The youth vote’s mounting frustration with the Biden administration’s climate agenda is a wild card factor in next year’s presidential race. They are particularly livid that President Biden, who pledged “no more drilling on federal lands, period”, during his campaign, has failed to make good on that promise.

Young people are helping organise a climate march in New York next month, during the United Nations General Assembly. And their force is being felt even in deep-red states like Montana, where a judge on Monday handed the movement its biggest victory to date, ruling in favour of 16 young people who had sued the state over its support for the fossil fuel industry.

In that case, a lengthy fight resulted in a surprise victory that means, at least for now, that the state must consider potential climate damage when approving energy projects.

“The fact that kids are taking this action is incredible,” said Badge Busse, 15, one of the plaintiffs in the Montana case. “But it’s sad that it had to come to us. We’re the last resort.”

That mix of pride and exasperation is not uncommon among young climate activists. Many are energised by what they see as the fight of their lives, but also resentful that adults haven’t seriously confronted a problem that has been well-understood for decades now.

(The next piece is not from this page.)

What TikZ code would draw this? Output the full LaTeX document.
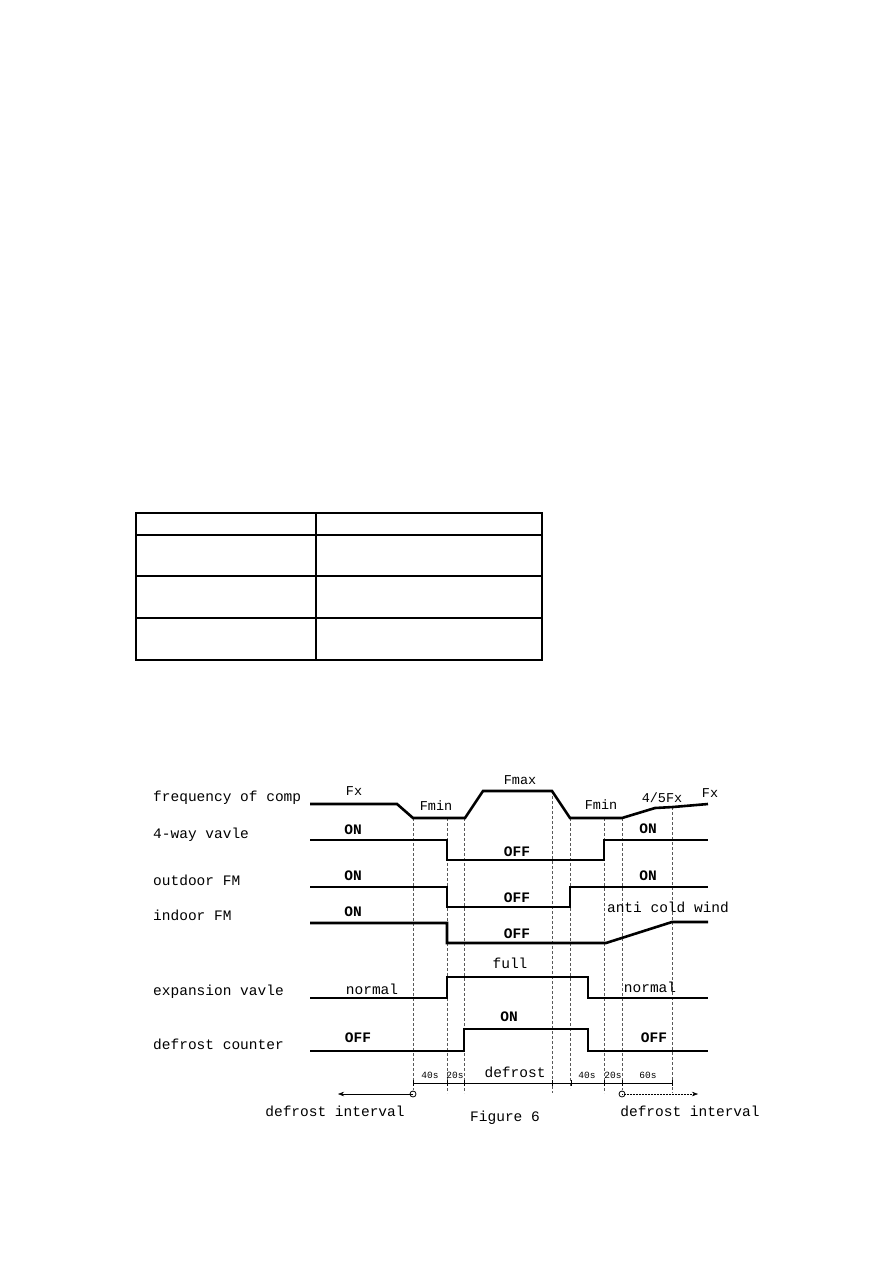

“Do you think I really want to be on a stand saying, like, ‘I don’t have a future’,” said Mesina DiGrazia-Roberts, 16, another of the plaintiffs in the Hawaii case, who lives on Oahu. “As a 16-year-old who just wants to live my life and hang out with my friends and eat good food, I don’t want to be doing that. And yet I am, because I care about this world. I care about the Earth and care about my family. I care about my future children.”

In the Hawaii case, the youths have sued the state’s department of transportation over its use of fossil fuels, arguing that it violates their “right to a clean and healthful environment”, which is enshrined in the state Constitution. A judge has set a trial date for next year.

A nonprofit legal organisation called Our Children’s Trust is behind the Montana and Hawaii cases, as well as active litigation in three other states. A similar case it brought in federal court, Juliana v. US, was thrown out by an appeals court in 2020, days before it was set to go to trial. But in June, a different judge ruled the case could once again proceed toward trial.